A local authority is facing a £17 million hole in its budget by the end of the financial year.

Medway Council’s finance officers have been monitoring the authority’s income and expenditure since March and have predicted that if it continues in the same vein it will be facing the massive overspend.

Medway council faces a yawning gap
Medway council faces a yawning gap

The council has only £10m in reserves, meaning it would effectively be bankrupt.

Its cabinet will meet next Tuesday to decide what to do.

The council said: “The 2023/24 forecast expenditure will place an unprecedented burden on the council’s general reserves, which is not affordable in the immediate term or sustainable over the longer term.”

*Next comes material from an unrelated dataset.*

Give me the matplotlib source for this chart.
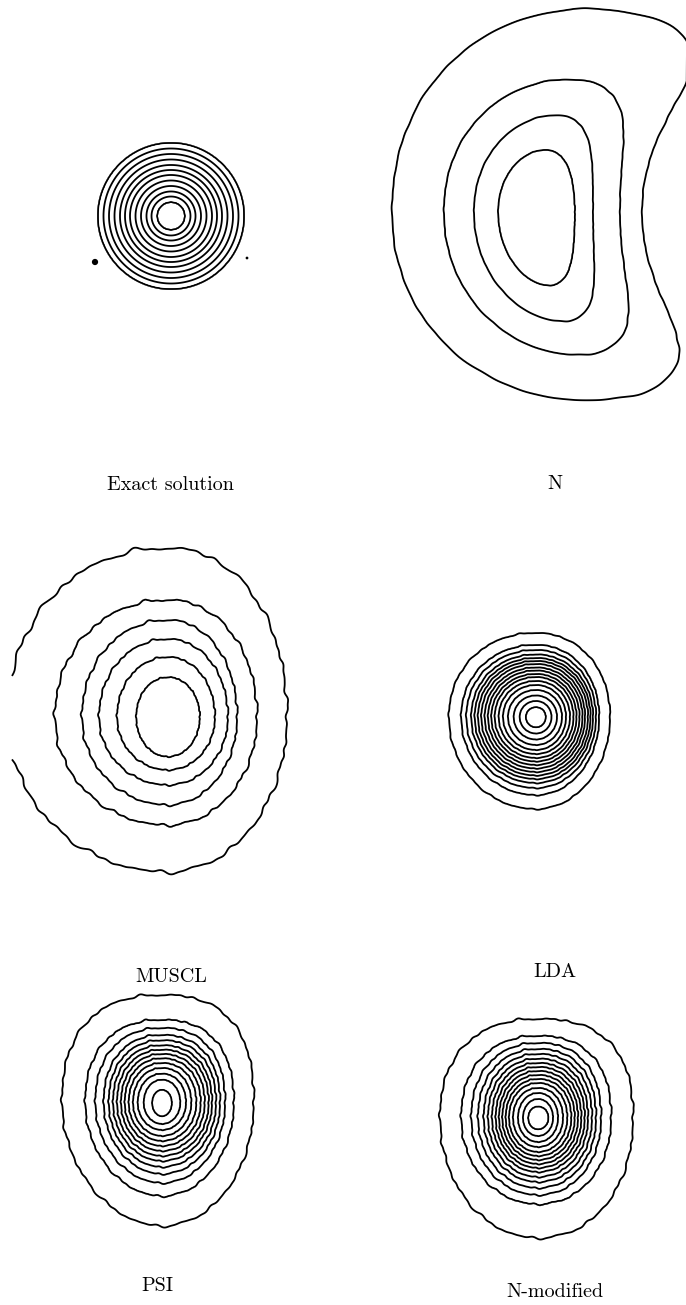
import numpy as np
import matplotlib
matplotlib.use("Agg")
import matplotlib.pyplot as plt

W, H = 686, 1305

# contour levels shared by all six panels
LEVELS = [0.05, 0.10, 0.15, 0.20, 0.25, 0.30, 0.35, 0.40, 0.45, 0.50,
          0.55, 0.60, 0.65, 0.70, 0.75, 0.80, 0.85, 0.90, 0.95]

# ring extents (px) per level, measured left / right / top / bottom of the peak
EXACT_CENTER = (171, 216)
EXACT_RADII = [73, 67.5, 62, 56.5, 51, 46, 41, 35.5, 30, 24.5, 19.5, 14]
EXACT_PEAK = 0.62
EXACT_SPECKS_X = [95, 247]
EXACT_SPECKS_Y = [262, 258]
EXACT_SPECKS_SIZE = [4.5, 2.0]

N_CENTER = (537, 212)
N_PIVOT = 225          # distance to the rotation centre on the right
N_LEFT = [145, 93, 63, 39]
N_RIGHT = [105, 83, 56, 38]
N_TOP = [236, 141, 100, 63]
N_BOTTOM = [215, 154, 114, 75]
N_PEAK = 0.23

MUSCL_CENTER = (168, 717)
MUSCL_LEFT = [160, 113, 86, 69, 51, 32]
MUSCL_RIGHT = [119, 89, 69, 60, 47, 32]
MUSCL_TOP = [169, 117, 97, 78, 60, 40]
MUSCL_BOTTOM = [155, 108, 88, 68, 53, 40]
MUSCL_PEAK = 0.33
MUSCL_XMIN = 12

LDA_CENTER = (536, 717)
LDA_LEFT = [87, 74.7, 69.7, 64.7, 61.3, 58, 54.7, 51.3, 48, 44.7, 41.3, 37.3,
            33, 28, 22.3, 16.3, 10.3]
LDA_RIGHT = [74, 63, 60, 57, 54.5, 52, 49, 46.5, 43.5, 40.5, 37.5, 34,
             30, 26, 21, 15.5, 10]
LDA_TOP = [84, 72, 67, 62.5, 59, 56, 53, 49.5, 46.5, 43, 40, 36,
           32, 27, 21.5, 16, 10]
LDA_BOTTOM = [92, 78, 71, 66, 62, 58.5, 55, 51.5, 48, 44.5, 41, 37,
              33, 28, 22.5, 16.5, 10.5]
LDA_PEAK = 0.87

PSI_CENTER = (162, 1103)
PSI_LEFT = [100, 76.7, 66.7, 58.3, 53.3, 49, 45, 41, 37.3, 33.3, 29, 24.3, 18.3, 10]
PSI_RIGHT = [91.7, 71.7, 63, 58, 54, 50, 46.7, 42.7, 38.7, 34.3, 29.3, 24, 18.3, 10]
PSI_TOP = [108, 83, 75, 68, 62.7, 57.7, 53.3, 49, 44.7, 40, 35, 29.3, 23.3, 13.3]
PSI_BOTTOM = [123, 93, 80, 71, 64, 58, 53, 48, 43, 38, 33, 27, 21, 13.5]
PSI_PEAK = 0.72

NMOD_CENTER = (538, 1118)
NMOD_LEFT = [98, 76.7, 66.7, 60, 54.3, 50, 46, 42.3, 39, 35.7, 32.3, 29,
             25, 20, 15, 10]
NMOD_RIGHT = [95, 73, 63, 58, 54, 50, 46.7, 43.3, 40, 36.7, 33.3, 29.3,
              25, 20, 15, 10.7]
NMOD_TOP = [99, 82, 75, 69, 64, 59.3, 55, 51, 47, 43, 39, 35, 30, 25, 19, 11.7]
NMOD_BOTTOM = [120, 86, 77, 70, 64, 59, 54, 50, 46, 42, 38, 34, 29, 24, 18, 11.5]
NMOD_PEAK = 0.82

# squareness of the outermost ring per quadrant (top-left, top-right,
# bottom-left, bottom-right); 2 = ellipse, inner rings relax towards 2
SQUARENESS = {"exact": [2.0, 2.0, 2.0, 2.0],
              "N": [2.4, 1.85, 2.2, 1.9],
              "MUSCL": [2.1, 2.1, 2.0, 2.0],
              "LDA": [2.1, 2.1, 2.0, 2.0],
              "PSI": [2.4, 2.5, 1.9, 2.0],
              "NMOD": [2.3, 2.5, 2.0, 2.1]}

# mesh roughness: angular modes, phases and weights of the contour ripple
WIGGLE_MODES = [19, 27, 38, 51, 66]
WIGGLE_PHASE = [0.3, 1.7, 2.9, 0.8, 2.2]
WIGGLE_WEIGHT = [1.0, 0.8, 0.6, 0.5, 0.4]
WIGGLE_AMP = {"exact": 0.0, "N": 0.0015, "MUSCL": 0.006, "LDA": 0.003,
              "PSI": 0.005, "NMOD": 0.005}

CAPTIONS = ["Exact solution", "N", "MUSCL", "LDA", "PSI", "N-modified"]
CAPTION_X = [170, 555, 171, 555, 157, 555]
CAPTION_Y = [485, 484, 977, 972, 1286, 1292]


def ring_field(xp, yp, left, right, top, bottom, peak, square, wiggle=0.0):
    """Piecewise-linear field whose level sets are quadrant superellipses."""
    n = len(left)
    lev = np.r_[0.0, LEVELS[:n], peak]
    left, right = np.asarray(left, float), np.asarray(right, float)
    top, bottom = np.asarray(top, float), np.asarray(bottom, float)
    xf, yf = xp.ravel(), yp.ravel()
    r = np.hypot(xf, yf)
    phi = np.arctan2(yf, xf)
    d = r.copy()
    if wiggle:
        wig = sum(w * np.sin(k * phi + ph)
                  for k, ph, w in zip(WIGGLE_MODES, WIGGLE_PHASE, WIGGLE_WEIGHT))
        d = d * (1 + wiggle * wig)
    rr = np.where(r == 0, 1e-9, r)
    ca = np.abs(xf / rr)[:, None]
    sa = np.abs(yf / rr)[:, None]
    is_left = xf[:, None] < 0
    is_top = yf[:, None] < 0
    rh = np.where(is_left, left[None, :], right[None, :])
    rv = np.where(is_top, top[None, :], bottom[None, :])
    # exponent per quadrant, fading to an ellipse for the inner rings
    tl, tr, bl, br = square
    pq = np.where(is_top, np.where(is_left, tl, tr), np.where(is_left, bl, br))
    fade = (left / left[0])[None, :]
    p = 2.0 + (pq - 2.0) * fade
    R = ((ca / rh) ** p + (sa / rv) ** p) ** (-1.0 / p)
    rad = np.concatenate([R[:, :1] * 1.25, R, np.zeros((len(d), 1))], axis=1)
    u = np.zeros(len(d))
    for j in range(n + 1):
        m = (d <= rad[:, j]) & (d > rad[:, j + 1])
        u[m] = lev[j] + (lev[j + 1] - lev[j]) * (rad[m, j] - d[m]) / (rad[m, j] - rad[m, j + 1])
    u[d <= 0] = peak
    return u.reshape(xp.shape)


def local_grid(center, half, step=1.0):
    cx, cy = center
    xs = np.arange(cx - half, cx + half + step, step)
    ys = np.arange(cy - half, cy + half + step, step)
    return np.meshgrid(xs, ys)


fig = plt.figure(figsize=(W / 100, H / 100), dpi=100)
ax = fig.add_axes([0, 0, 1, 1])
ax.set_xlim(0, W)
ax.set_ylim(H, 0)
ax.axis("off")

line_kw = dict(levels=LEVELS, colors="black", linewidths=1.3)

# exact solution: cone with flat top
X, Y = local_grid(EXACT_CENTER, 100)
U = ring_field(X - EXACT_CENTER[0], Y - EXACT_CENTER[1],
               EXACT_RADII, EXACT_RADII, EXACT_RADII, EXACT_RADII, EXACT_PEAK,
               SQUARENESS["exact"])
ax.contour(X, Y, U, **line_kw)
ax.scatter(EXACT_SPECKS_X, EXACT_SPECKS_Y, s=np.square(EXACT_SPECKS_SIZE),
           color="black", linewidths=0)

# N scheme: smeared along the rotation arc
X, Y = local_grid(N_CENTER, 260)
px, py = N_CENTER[0] + N_PIVOT, N_CENTER[1]
rho = np.hypot(X - px, Y - py)
theta = np.arctan2(Y - py, px - X)
U = ring_field(N_PIVOT - rho, rho * theta, N_LEFT, N_RIGHT, N_TOP, N_BOTTOM,
               N_PEAK, SQUARENESS["N"], wiggle=WIGGLE_AMP["N"])
ax.contour(X, Y, U, **line_kw)

# MUSCL, cut by the left border of its frame
X, Y = local_grid(MUSCL_CENTER, 220)
U = ring_field(X - MUSCL_CENTER[0], Y - MUSCL_CENTER[1], MUSCL_LEFT, MUSCL_RIGHT,
               MUSCL_TOP, MUSCL_BOTTOM, MUSCL_PEAK, SQUARENESS["MUSCL"],
               wiggle=WIGGLE_AMP["MUSCL"])
U = np.ma.masked_where(X < MUSCL_XMIN, U)
ax.contour(X, Y, U, **line_kw)

# LDA
X, Y = local_grid(LDA_CENTER, 130)
U = ring_field(X - LDA_CENTER[0], Y - LDA_CENTER[1], LDA_LEFT, LDA_RIGHT,
               LDA_TOP, LDA_BOTTOM, LDA_PEAK, SQUARENESS["LDA"],
               wiggle=WIGGLE_AMP["LDA"])
ax.contour(X, Y, U, **line_kw)

# PSI
X, Y = local_grid(PSI_CENTER, 170)
U = ring_field(X - PSI_CENTER[0], Y - PSI_CENTER[1], PSI_LEFT, PSI_RIGHT,
               PSI_TOP, PSI_BOTTOM, PSI_PEAK, SQUARENESS["PSI"],
               wiggle=WIGGLE_AMP["PSI"])
ax.contour(X, Y, U, **line_kw)

# N-modified
X, Y = local_grid(NMOD_CENTER, 170)
U = ring_field(X - NMOD_CENTER[0], Y - NMOD_CENTER[1], NMOD_LEFT, NMOD_RIGHT,
               NMOD_TOP, NMOD_BOTTOM, NMOD_PEAK, SQUARENESS["NMOD"],
               wiggle=WIGGLE_AMP["NMOD"])
ax.contour(X, Y, U, **line_kw)

for label, x, y in zip(CAPTIONS, CAPTION_X, CAPTION_Y):
    ax.text(x, y, label, family="cmr10", fontsize=14.5, ha="center", va="center")

fig.savefig("out.png", dpi=100, facecolor="white")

Local authorities are required by government to deliver a balanced budget, where anticipated income matches the total planned spending.

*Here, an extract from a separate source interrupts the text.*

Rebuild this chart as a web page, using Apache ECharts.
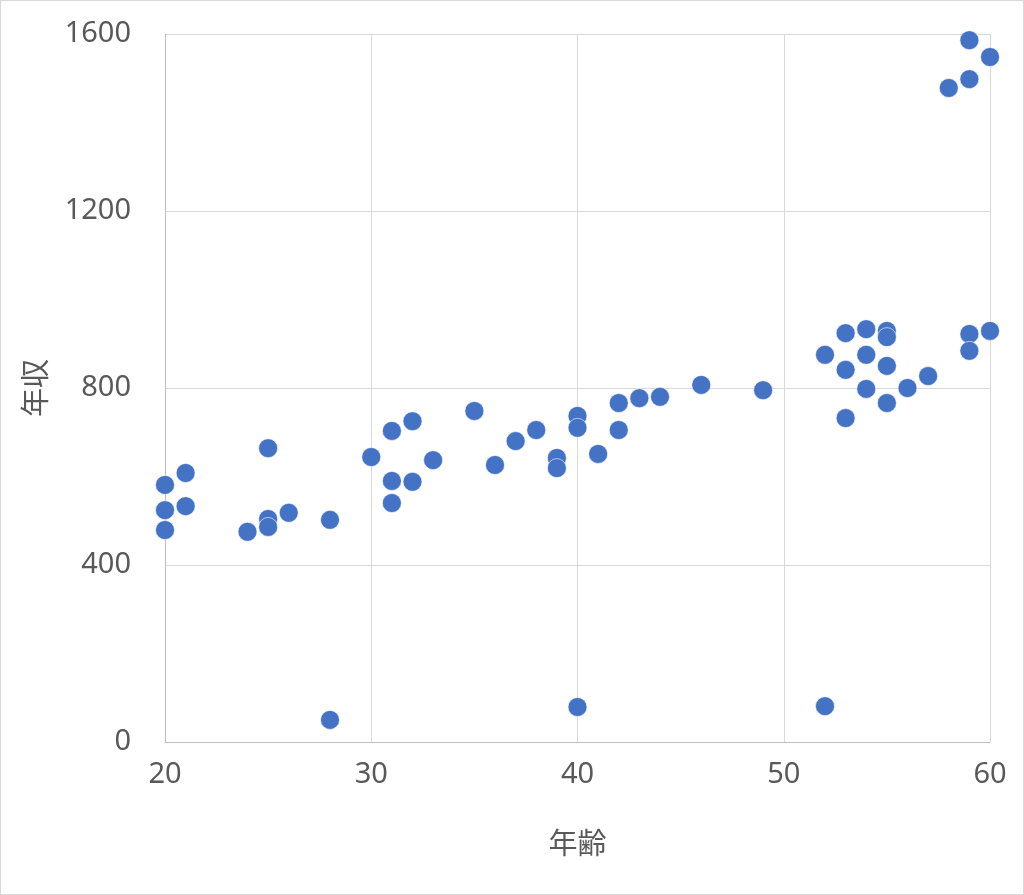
<!DOCTYPE html>
<html><head><meta charset="utf-8">
<script src="https://cdn.jsdelivr.net/npm/echarts@6/dist/echarts.min.js"></script>
<style>html,body{margin:0;padding:0;background:#fff}#c{width:1024px;height:895px;box-sizing:border-box;border:1px solid #d9d9d9}</style>
</head><body><div id="c"></div>
<script>
const ages = [20,20,20,21,21,24,25,25,25,26,28,28,30,31,31,31,32,32,33,35,36,37,38,39,39,40,40,40,41,42,42,43,44,46,49,52,52,53,53,53,54,54,54,55,55,55,55,56,57,58,59,59,59,59,60,60];
const incomes = [581,524,479,608,533,475,664,504,486,518,502,50,644,703,590,540,725,588,637,748,626,680,705,642,619,737,710,79,651,766,705,777,780,807,795,875,81,924,841,732,933,875,798,929,915,850,766,800,827,1478,1586,1498,922,884,1548,929];
const xTicks = [20,30,40,50,60];
const yTicks = [0,400,800,1200,1600];
const xName = '年齢';
const yName = '年収';

const data = ages.map((a,i)=>[a,incomes[i]]);
const chart = echarts.init(document.getElementById('c'));
const labelFont = {color:'#595959', fontSize:29, fontFamily:'"Noto Sans", sans-serif'};
chart.setOption({
  animation:false,
  grid:{left:164, right:33, top:33, bottom:152, containLabel:false},
  xAxis:{type:'value', min:xTicks[0], max:xTicks[xTicks.length-1], interval:10,
    name:xName, nameLocation:'middle', nameGap:86,
    nameTextStyle:{color:'#595959', fontSize:29, fontFamily:'"Noto Sans CJK JP", sans-serif'},
    axisLine:{show:true, lineStyle:{color:'#bfbfbf', width:1}},
    axisTick:{show:false},
    axisLabel:Object.assign({margin:18, formatter:v=>String(v)}, labelFont),
    splitLine:{show:true, lineStyle:{color:'#d9d9d9', width:1}}},
  yAxis:{type:'value', min:yTicks[0], max:yTicks[yTicks.length-1], interval:400,
    name:yName, nameLocation:'middle', nameGap:116, nameRotate:90,
    nameTextStyle:{color:'#595959', fontSize:29, fontFamily:'"Noto Sans CJK JP", sans-serif'},
    axisLine:{show:true, lineStyle:{color:'#bfbfbf', width:1}},
    axisTick:{show:false},
    axisLabel:Object.assign({margin:34, formatter:v=>String(v)}, labelFont),
    splitLine:{show:true, lineStyle:{color:'#d9d9d9', width:1}}},
  series:[{type:'scatter', data:data, symbolSize:19,
    itemStyle:{color:'#4472C4', opacity:1, borderColor:'#ffffff', borderWidth:0.6}}]
});
</script></body></html>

However, since 2010/11 central government funding to Medway through the Revenue Support Grant has reduced by 91%, from £85.1m to £7.3m and the council has not adequately increased income elsewhere.

Like other councils across the country, Medway has also suffered heavily from the huge impact of the increasing costs of providing critical social care services for vulnerable members in the community as well as the impacts of inflation and increased construction costs.

Council leader Cllr Vince Maple
Council leader Cllr Vince Maple

The council said that together these factors had “created a perfect storm” resulting in spending demands increasing at a far faster rate than its funding or its ability to find savings from spending reductions.

The Labour leader of the council, Cllr Vince Maple, whose administration took control from the Conservatives after the elections in May, said: “The new administration has inherited a very difficult situation and we are now taking urgent action to address the position this year and plan for the years ahead.

“Tough decisions will be needed in the coming months if we are to continue to provide our most critical, statutory services.

“We are not alone and know that many other councils up and down the country are in a very similarly precarious position.

"We are committed to taking the steps we need to put the council on a more sustainable footing but, longer term, as social care costs continue to increase, the viability of many local authority services will increasingly come under threat for local people and we urge the government to enter into a new deal with local government to increase funding for critical care services alongside sufficient funding for other valued services.”

The choices to be made get harder each year

The council already suffered a significant overspend of just over £6m on the last year’s budget, ending this March, which reduced reserves.

However, there is some room for optimism. A council spokesman said: “The council carries out regular rounds of budget forecasting and this is just the first round for this year.

“Through management action, the financial position generally improves from this early first forecast, although the opportunities to reduce spending are fewer and the choices to be made get much harder each year.

“The council remains completely committed to ensuring that its resources are directed where they are needed the most and urgent steps will be taken to review all areas of expenditure across the council and bring it back within the budget forecast or at least within the amount that could be funded from reserves.”